**Material provided**
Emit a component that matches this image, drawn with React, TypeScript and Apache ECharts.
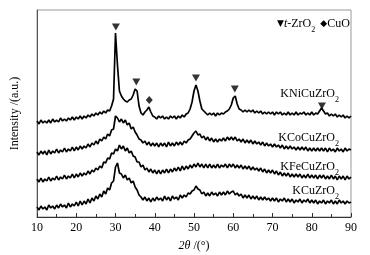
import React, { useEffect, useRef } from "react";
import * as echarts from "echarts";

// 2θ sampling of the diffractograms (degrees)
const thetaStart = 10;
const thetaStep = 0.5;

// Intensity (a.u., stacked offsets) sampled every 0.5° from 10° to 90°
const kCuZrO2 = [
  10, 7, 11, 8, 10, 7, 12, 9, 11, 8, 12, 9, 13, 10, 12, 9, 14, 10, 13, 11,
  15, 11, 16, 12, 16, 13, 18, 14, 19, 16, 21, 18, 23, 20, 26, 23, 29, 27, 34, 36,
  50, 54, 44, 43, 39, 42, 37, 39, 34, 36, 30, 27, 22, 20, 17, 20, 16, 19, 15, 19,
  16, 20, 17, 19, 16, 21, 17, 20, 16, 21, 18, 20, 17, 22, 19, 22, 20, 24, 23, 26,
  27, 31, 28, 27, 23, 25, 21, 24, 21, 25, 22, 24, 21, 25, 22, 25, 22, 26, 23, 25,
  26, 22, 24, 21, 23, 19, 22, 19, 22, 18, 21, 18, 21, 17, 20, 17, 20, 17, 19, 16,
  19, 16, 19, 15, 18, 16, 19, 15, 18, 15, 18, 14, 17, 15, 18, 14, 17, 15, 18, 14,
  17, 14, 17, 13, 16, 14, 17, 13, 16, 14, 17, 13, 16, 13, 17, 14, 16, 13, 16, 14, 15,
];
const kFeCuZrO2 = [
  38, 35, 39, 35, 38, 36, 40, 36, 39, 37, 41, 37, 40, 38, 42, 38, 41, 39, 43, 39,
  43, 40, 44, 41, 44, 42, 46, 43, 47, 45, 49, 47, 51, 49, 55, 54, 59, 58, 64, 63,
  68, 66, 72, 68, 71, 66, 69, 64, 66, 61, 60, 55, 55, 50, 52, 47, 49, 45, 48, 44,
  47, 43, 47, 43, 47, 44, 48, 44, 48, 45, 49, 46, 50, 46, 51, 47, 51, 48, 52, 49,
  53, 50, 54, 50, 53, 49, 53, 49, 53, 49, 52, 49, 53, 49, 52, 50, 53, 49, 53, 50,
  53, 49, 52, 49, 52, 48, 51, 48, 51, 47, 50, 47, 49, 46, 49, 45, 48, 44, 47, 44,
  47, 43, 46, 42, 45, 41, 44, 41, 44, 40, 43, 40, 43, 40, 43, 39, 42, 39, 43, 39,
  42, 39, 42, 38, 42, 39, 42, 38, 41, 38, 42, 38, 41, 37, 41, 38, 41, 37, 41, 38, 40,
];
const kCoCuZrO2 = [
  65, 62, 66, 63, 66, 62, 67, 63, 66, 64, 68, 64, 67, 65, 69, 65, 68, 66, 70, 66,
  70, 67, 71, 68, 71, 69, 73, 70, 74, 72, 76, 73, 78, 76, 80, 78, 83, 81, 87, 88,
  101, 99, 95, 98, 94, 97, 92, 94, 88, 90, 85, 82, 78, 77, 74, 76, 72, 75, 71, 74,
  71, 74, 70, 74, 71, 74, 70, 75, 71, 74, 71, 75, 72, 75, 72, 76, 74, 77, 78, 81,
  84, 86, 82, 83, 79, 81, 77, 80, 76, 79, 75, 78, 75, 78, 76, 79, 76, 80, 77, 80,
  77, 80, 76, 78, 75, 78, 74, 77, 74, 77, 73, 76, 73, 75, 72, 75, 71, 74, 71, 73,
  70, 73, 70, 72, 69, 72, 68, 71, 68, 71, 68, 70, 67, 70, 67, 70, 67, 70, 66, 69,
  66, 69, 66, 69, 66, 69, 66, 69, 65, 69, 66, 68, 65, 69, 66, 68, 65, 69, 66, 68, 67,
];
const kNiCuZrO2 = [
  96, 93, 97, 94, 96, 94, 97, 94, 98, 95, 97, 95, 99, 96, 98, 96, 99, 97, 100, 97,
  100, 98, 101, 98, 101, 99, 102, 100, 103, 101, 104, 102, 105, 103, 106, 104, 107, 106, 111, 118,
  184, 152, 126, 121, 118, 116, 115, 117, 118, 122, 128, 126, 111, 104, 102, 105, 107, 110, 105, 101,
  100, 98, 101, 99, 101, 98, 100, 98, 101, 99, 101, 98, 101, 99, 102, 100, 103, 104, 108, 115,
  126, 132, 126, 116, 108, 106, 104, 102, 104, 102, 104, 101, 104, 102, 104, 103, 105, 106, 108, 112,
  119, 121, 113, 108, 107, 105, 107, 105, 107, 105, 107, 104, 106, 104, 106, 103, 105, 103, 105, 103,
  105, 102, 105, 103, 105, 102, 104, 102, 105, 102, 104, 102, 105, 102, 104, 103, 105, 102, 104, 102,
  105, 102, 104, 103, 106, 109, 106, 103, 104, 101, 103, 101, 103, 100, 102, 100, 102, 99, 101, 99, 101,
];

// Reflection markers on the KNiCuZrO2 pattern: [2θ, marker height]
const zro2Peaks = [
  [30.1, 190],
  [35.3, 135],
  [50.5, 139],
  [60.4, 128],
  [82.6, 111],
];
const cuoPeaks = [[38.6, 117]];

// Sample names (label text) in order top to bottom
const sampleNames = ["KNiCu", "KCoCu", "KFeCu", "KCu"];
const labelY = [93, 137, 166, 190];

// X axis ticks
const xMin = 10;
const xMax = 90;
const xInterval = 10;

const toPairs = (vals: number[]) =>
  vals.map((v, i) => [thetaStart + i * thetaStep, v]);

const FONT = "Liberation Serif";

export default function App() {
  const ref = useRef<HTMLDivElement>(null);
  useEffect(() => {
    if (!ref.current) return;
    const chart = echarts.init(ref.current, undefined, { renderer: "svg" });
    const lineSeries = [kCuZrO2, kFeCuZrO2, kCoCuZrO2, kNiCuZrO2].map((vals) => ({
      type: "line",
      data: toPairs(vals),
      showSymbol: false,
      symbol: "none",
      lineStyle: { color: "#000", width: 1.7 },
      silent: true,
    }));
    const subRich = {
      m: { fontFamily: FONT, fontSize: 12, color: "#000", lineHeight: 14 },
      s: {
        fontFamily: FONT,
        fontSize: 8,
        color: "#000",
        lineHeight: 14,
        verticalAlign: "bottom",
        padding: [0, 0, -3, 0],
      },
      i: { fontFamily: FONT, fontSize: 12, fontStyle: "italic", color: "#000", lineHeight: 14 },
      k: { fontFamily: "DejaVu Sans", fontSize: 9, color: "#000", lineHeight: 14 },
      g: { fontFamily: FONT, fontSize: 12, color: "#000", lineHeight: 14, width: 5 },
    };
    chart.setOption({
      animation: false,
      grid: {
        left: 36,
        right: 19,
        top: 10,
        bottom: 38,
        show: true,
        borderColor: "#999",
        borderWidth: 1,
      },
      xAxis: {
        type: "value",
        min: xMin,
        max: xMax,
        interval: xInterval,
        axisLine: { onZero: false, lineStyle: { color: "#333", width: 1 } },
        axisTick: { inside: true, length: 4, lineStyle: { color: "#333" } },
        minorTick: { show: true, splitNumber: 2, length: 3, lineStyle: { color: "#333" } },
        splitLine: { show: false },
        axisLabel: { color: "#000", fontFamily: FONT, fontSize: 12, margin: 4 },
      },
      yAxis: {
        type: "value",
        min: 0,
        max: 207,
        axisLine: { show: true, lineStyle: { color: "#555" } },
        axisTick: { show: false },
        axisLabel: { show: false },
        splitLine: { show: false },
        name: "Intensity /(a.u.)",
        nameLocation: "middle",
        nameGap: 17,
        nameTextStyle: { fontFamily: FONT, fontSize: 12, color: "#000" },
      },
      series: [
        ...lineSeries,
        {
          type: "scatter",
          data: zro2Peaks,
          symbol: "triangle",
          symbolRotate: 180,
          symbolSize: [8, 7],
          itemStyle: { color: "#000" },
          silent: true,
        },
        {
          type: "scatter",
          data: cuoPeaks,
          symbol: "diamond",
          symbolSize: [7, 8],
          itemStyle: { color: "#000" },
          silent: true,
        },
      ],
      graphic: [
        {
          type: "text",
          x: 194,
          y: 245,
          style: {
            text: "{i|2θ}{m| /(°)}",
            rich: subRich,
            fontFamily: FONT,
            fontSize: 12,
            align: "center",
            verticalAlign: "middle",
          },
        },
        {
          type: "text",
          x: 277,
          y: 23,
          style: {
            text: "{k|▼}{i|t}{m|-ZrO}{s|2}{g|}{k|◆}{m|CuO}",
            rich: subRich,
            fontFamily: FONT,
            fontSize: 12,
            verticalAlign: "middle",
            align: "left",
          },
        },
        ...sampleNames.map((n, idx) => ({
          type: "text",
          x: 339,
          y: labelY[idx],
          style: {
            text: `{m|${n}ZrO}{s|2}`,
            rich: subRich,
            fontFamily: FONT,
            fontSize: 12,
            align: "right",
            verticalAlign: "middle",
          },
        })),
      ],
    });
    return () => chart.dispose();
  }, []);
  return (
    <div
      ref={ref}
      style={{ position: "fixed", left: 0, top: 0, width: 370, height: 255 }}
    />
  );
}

**Task instructions**
Output exactly the span of lines from the top of the listing through the line holding "const thetaStep = 0.5;", and leave every picture out.

**Result of the task**
Emit a component that matches this image, drawn with React, TypeScript and Apache ECharts.
import React, { useEffect, useRef } from "react";
import * as echarts from "echarts";

// 2θ sampling of the diffractograms (degrees)
const thetaStart = 10;
const thetaStep = 0.5;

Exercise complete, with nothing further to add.